One of the rallying cries of those who bat for India over China, is "...but India is a democracy". In the last issue, I wrote about the ludicrousness of the government's entire argument in support of snooping on corporate emails. One apologist for the government explained to me that the rationale behind the decision was to spot if someone "goes rogue". I think that is bizarre, since there is no guarantee that "someone" in the government will not go rogue. And if Julian Assange's latest allegations made on a news channel are to be believed, several Indian politicians have already gone rogue by ferreting out billions of dollars of their ill-gotten wealth to Switzerland.

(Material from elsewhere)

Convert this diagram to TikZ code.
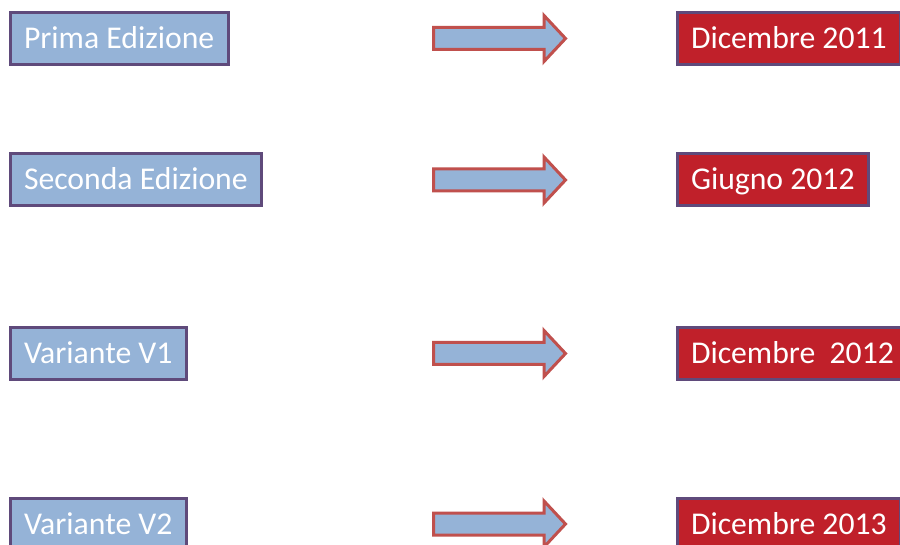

But still more bizarre is the government's intention to control Internet access. This is clear from the Internet Control Rules. They were posted by Nikhil Pahwa on medianama.com and are available at http://bit.ly/indiainternet. The really interesting bits are in sub-rule (2): "Users shall not host, display, upload, modify, publish, transmit, update or share any information that is grossly harmful, harassing, blasphemous, defamatory, obscene, pornographic, paedophilic, libellous, invasive of another's privacy, hateful, or racially, ethnically objectionable, disparaging, relating to or encouraging money laundering or gambling, or otherwise unlawful in any manner whatever."

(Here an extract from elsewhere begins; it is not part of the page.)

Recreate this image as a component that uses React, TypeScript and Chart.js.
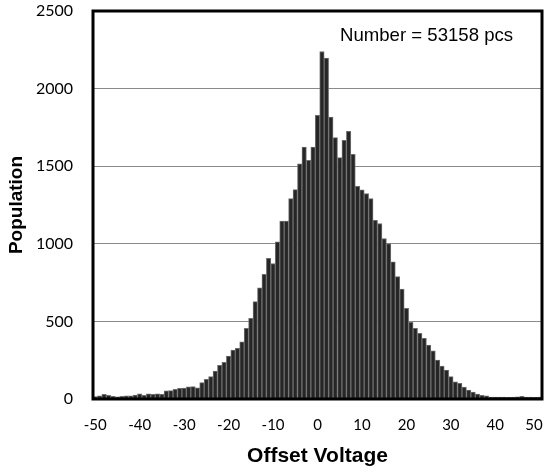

Pahwa asks an interesting question here: does India even have a 'blasphemy' law? Forget that, will this mean that Internet users will not be able to post Santa-Banta jokes since they are racially and ethnically objectionable? What if Khushwant Singh does so? Even a rule such as this could possibly be okay if there was a clear path of seeking legal recourse to sort these things out. But there is not. And this is not all. To get an idea of the sheer absurdity of it all, just read on.
"The intermediary, on whose computer system the information is stored or hosted or published, upon obtaining knowledge by itself or been brought to actual knowledge by an affected person in writing or through email signed with electronic signature about any such information as mentioned in sub-rule (2) above, shall act within thirty six hours and where applicable, work with user or owner of such information to disable such information that is in contravention of sub-rule (2)."
So, if I am impacted by a disparaging statement, then I can take the material off the Internet even if it is true? If someone wrote 'Kushan is a fat, sweaty slob', I could find it offensive and disparaging. But the one who wrote that is entitled to say that, because I do not believe that statement is libellous.
Calling me other things might be libelous and defamatory and I have a right to legal recourse. But not this. What if I found the statement "hurtful", wrote to the concerned authorities and had the website shut down? And who determines if a complaint is genuine and not by some crazy fanatic who is objecting to something that he thinks is objectionable?
If Narendra Modi were to say that all the Left-wing articles against him were "hateful" and had them taken down, wouldn't we all be crying censorship? I do not know what has happened for India to suddenly move towards becoming a scary Orwellian society. Over the years I have heard people praise our democracy, and lately even politicians have defended it to counter Anna Hazare and his cohorts.
I believe in democracy and the rule of law as well, but India's proposed Internet Control Rules are patently undemocratic and absurd.